Polish president refuses to sign EU reform treaty
(WARSAW) - Polish President Lech Kaczynski will not sign the EU's Lisbon Treaty, he announced in an interview published Tuesday, saying it was pointless after Irish voters rejected it in a referendum last month.
"For the moment, the question of the treaty is pointless," the conservative Kaczynski, who is considered a eurosceptic, was quoted as saying in the online version of the daily Dziennik.
Poland's parliament voted in April to ratify the Lisbon Treaty, a key accord meant to streamline EU decision-making, but the presidential seal of approval is still needed.
Bronislaw Komorowski, the speaker of Poland's lower house of parliament and a key ally of liberal, europhile Prime Minister Donald Tusk, blasted Kaczynski.
"This announcement surprises and worries me, all the more so because this is a treaty that the president himself negotiated," Komorowski told the news station TVN24.
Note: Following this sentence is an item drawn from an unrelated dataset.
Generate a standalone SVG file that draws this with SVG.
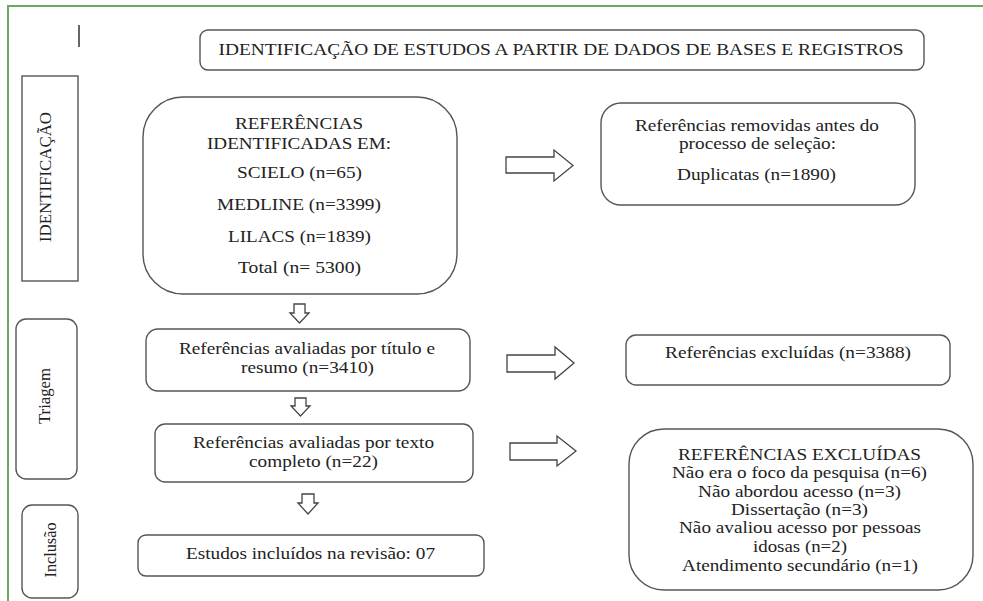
<svg xmlns="http://www.w3.org/2000/svg" width="983" height="601" viewBox="0 0 983 601">
<style>
.bg{fill:#ffffff}
.frame{stroke:#6aaa5e;stroke-width:2;fill:none}
.box{fill:#ffffff;stroke:#555555;stroke-width:1.4}
.arrow{fill:#ffffff;stroke:#444444;stroke-width:1.3;stroke-linejoin:miter}
.t{font-family:"Liberation Serif","Times New Roman",serif;font-size:17px;fill:#222222;text-anchor:middle}
</style>
<rect class="bg" x="0" y="0" width="983" height="601"/>
<path class="frame" d="M8,601 V6 H983"/>
<line x1="79" y1="25" x2="79" y2="47" stroke="#333333" stroke-width="1.5"/>

<g id="title">
<rect class="box" x="200" y="30" width="724" height="40" rx="8"/>
<text class="t" x="561" y="55" textLength="685" lengthAdjust="spacingAndGlyphs">IDENTIFICAÇÃO DE ESTUDOS A PARTIR DE DADOS DE BASES E REGISTROS</text>
</g>

<g id="stage-identificacao">
<rect class="box" x="22" y="76" width="56" height="205"/>
<text class="t" transform="translate(51,177) rotate(-90)" x="0" y="0" textLength="130" lengthAdjust="spacingAndGlyphs">IDENTIFICAÇÃO</text>
</g>

<g id="stage-triagem">
<rect class="box" x="16" y="319" width="61" height="160" rx="10"/>
<text class="t" transform="translate(50,396) rotate(-90)" x="0" y="0" textLength="56" lengthAdjust="spacingAndGlyphs">Triagem</text>
</g>

<g id="stage-inclusao">
<rect class="box" x="22" y="505" width="56" height="93" rx="10"/>
<text class="t" transform="translate(56,550) rotate(-90)" x="0" y="0" textLength="55" lengthAdjust="spacingAndGlyphs">Inclusão</text>
</g>

<g id="identified">
<rect class="box" x="143" y="97" width="314" height="197" rx="40"/>
<text class="t" x="299" y="129" textLength="128" lengthAdjust="spacingAndGlyphs">REFERÊNCIAS</text>
<text class="t" x="299" y="149" textLength="184" lengthAdjust="spacingAndGlyphs">IDENTIFICADAS EM:</text>
<text class="t" x="299.5" y="178" textLength="125" lengthAdjust="spacingAndGlyphs">SCIELO (n=65)</text>
<text class="t" x="299" y="210" textLength="164" lengthAdjust="spacingAndGlyphs">MEDLINE (n=3399)</text>
<text class="t" x="299.5" y="242" textLength="143" lengthAdjust="spacingAndGlyphs">LILACS (n=1839)</text>
<text class="t" x="299.5" y="273" textLength="123" lengthAdjust="spacingAndGlyphs">Total (n= 5300)</text>
</g>

<g id="removed">
<rect class="box" x="601" y="103" width="314" height="102" rx="20"/>
<text class="t" x="757" y="131" textLength="244" lengthAdjust="spacingAndGlyphs">Referências removidas antes do</text>
<text class="t" x="757.5" y="149" textLength="157" lengthAdjust="spacingAndGlyphs">processo de seleção:</text>
<text class="t" x="756.5" y="180" textLength="159" lengthAdjust="spacingAndGlyphs">Duplicatas (n=1890)</text>
</g>

<g id="screened">
<rect class="box" x="146" y="329" width="324" height="62" rx="12"/>
<text class="t" x="307" y="354" textLength="256" lengthAdjust="spacingAndGlyphs">Referências avaliadas por título e</text>
<text class="t" x="307.5" y="373" textLength="133" lengthAdjust="spacingAndGlyphs">resumo (n=3410)</text>
</g>

<g id="excluded-screening">
<rect class="box" x="626" y="335" width="324" height="50" rx="10"/>
<text class="t" x="788" y="358" textLength="246" lengthAdjust="spacingAndGlyphs">Referências excluídas (n=3388)</text>
</g>

<g id="fulltext">
<rect class="box" x="155" y="424" width="318" height="58" rx="10"/>
<text class="t" x="313.5" y="448" textLength="241" lengthAdjust="spacingAndGlyphs">Referências avaliadas por texto</text>
<text class="t" x="313.5" y="467" textLength="129" lengthAdjust="spacingAndGlyphs">completo (n=22)</text>
</g>

<g id="excluded-fulltext">
<rect class="box" x="629" y="429" width="344" height="161" rx="35"/>
<text class="t" x="799.5" y="460" textLength="243" lengthAdjust="spacingAndGlyphs">REFERÊNCIAS EXCLUÍDAS</text>
<text class="t" x="799.5" y="478" textLength="255" lengthAdjust="spacingAndGlyphs">Não era o foco da pesquisa (n=6)</text>
<text class="t" x="799.5" y="497" textLength="203" lengthAdjust="spacingAndGlyphs">Não abordou acesso (n=3)</text>
<text class="t" x="799.5" y="515" textLength="137" lengthAdjust="spacingAndGlyphs">Dissertação (n=3)</text>
<text class="t" x="800" y="533" textLength="242" lengthAdjust="spacingAndGlyphs">Não avaliou acesso por pessoas</text>
<text class="t" x="800" y="552" textLength="94" lengthAdjust="spacingAndGlyphs">idosas (n=2)</text>
<text class="t" x="800" y="571" textLength="236" lengthAdjust="spacingAndGlyphs">Atendimento secundário (n=1)</text>
</g>

<g id="included">
<rect class="box" x="138" y="535" width="346" height="41" rx="8"/>
<text class="t" x="310.5" y="559" textLength="249" lengthAdjust="spacingAndGlyphs">Estudos incluídos na revisão: 07</text>
</g>

<g id="connectors">
<path class="arrow" d="M506,157 H554 V150 L573,165.5 L554,181 V173 H506 Z"/>
<path class="arrow" d="M507,355 H555 V347 L574,363 L555,379 V372 H507 Z"/>
<path class="arrow" d="M510,443 H557 V436 L576,451 L557,466 V460 H510 Z"/>
<path class="arrow" d="M294,304 V313 H290 L299.5,323 L309,313 H305 V304 Z"/>
<path class="arrow" d="M295,398 V406 H291 L300.5,416 L310,406 H306 V398 Z"/>
<path class="arrow" d="M302,494 V503 H298 L308,514 L318,503 H314 V494 Z"/>
</g>
</svg>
"I hope this is just a mood swing," Komorowski said, adding that Kaczynski should change his mind and approve the treaty, which the president had trumpeted as a success for Poland after EU negotiations last year.
"He should sign it because that's what he agreed with his fellow European leaders," Komorowski added.
Irish voters rejected the Lisbon Treaty in a referendum on June 12, putting EU reform plans in jeopardy as it needs to be ratified by all 27 EU member states to enter into force.
Kaczynski's move is a serious blow to French President Nicolas Sarkozy, who has set himself the task of finding a way to overcome the Irish rejection of the treaty as France takes over the six-month rotating EU presidency on Tuesday.
The Czech Republic will also likely pose a problem for Sarkozy with many lawmakers in the centre-right ruling coalition not keen on the treaty, including eurosceptic President Vaclav Klaus.
"It is difficult to say how all this will end. But on the other hand, to say that without the treaty there won't be a Union is not serious," said Kaczynski.
He noted the same argument was used by proponents of the Lisbon Treaty's forebear, the EU constitution, after French and Dutch voters scuppered it in referendums in 2005.
"The Union nevertheless functioned, it is functioning and will continue to function," he said. "Certainly it isn't ideal, but a structure this complicated couldn't be ideal."
At a summit in Brussels last month EU leaders insisted the ratification process would continue, but agreed to an Irish request to delay trying to find a way to overcome its "No" vote until their next meeting in October.
Kaczynski's move recalls Poland's bitter debate ahead of April's ratification vote.
Then, the president and his identical twin, conservative opposition leader Jaroslaw Kaczynski, warned that Poland's interests were at stake.
They attacked the Charter of Fundamental Rights, tied to the Lisbon Treaty, claiming it could pave the way for gay marriages in deeply Catholic Poland and the restitution of properties lost by Germans after the Polish-German border was redrawn by World War II's victorious Allies in 1945.
Poland, like Britain, has an opt-out from the charter.
The Kaczynskis accused Tusk of failing to protect their hard-won opt-out -- Jaroslaw Kaczynski also negotiated the treaty as premier, before losing power in an election in October.
They finally backed off from sinking ratification in parliament after finding themselves out of step with public opinion.
Tusk had raised the spectre of a referendum, and opinion surveys suggested 65 percent of Poles would back the treaty.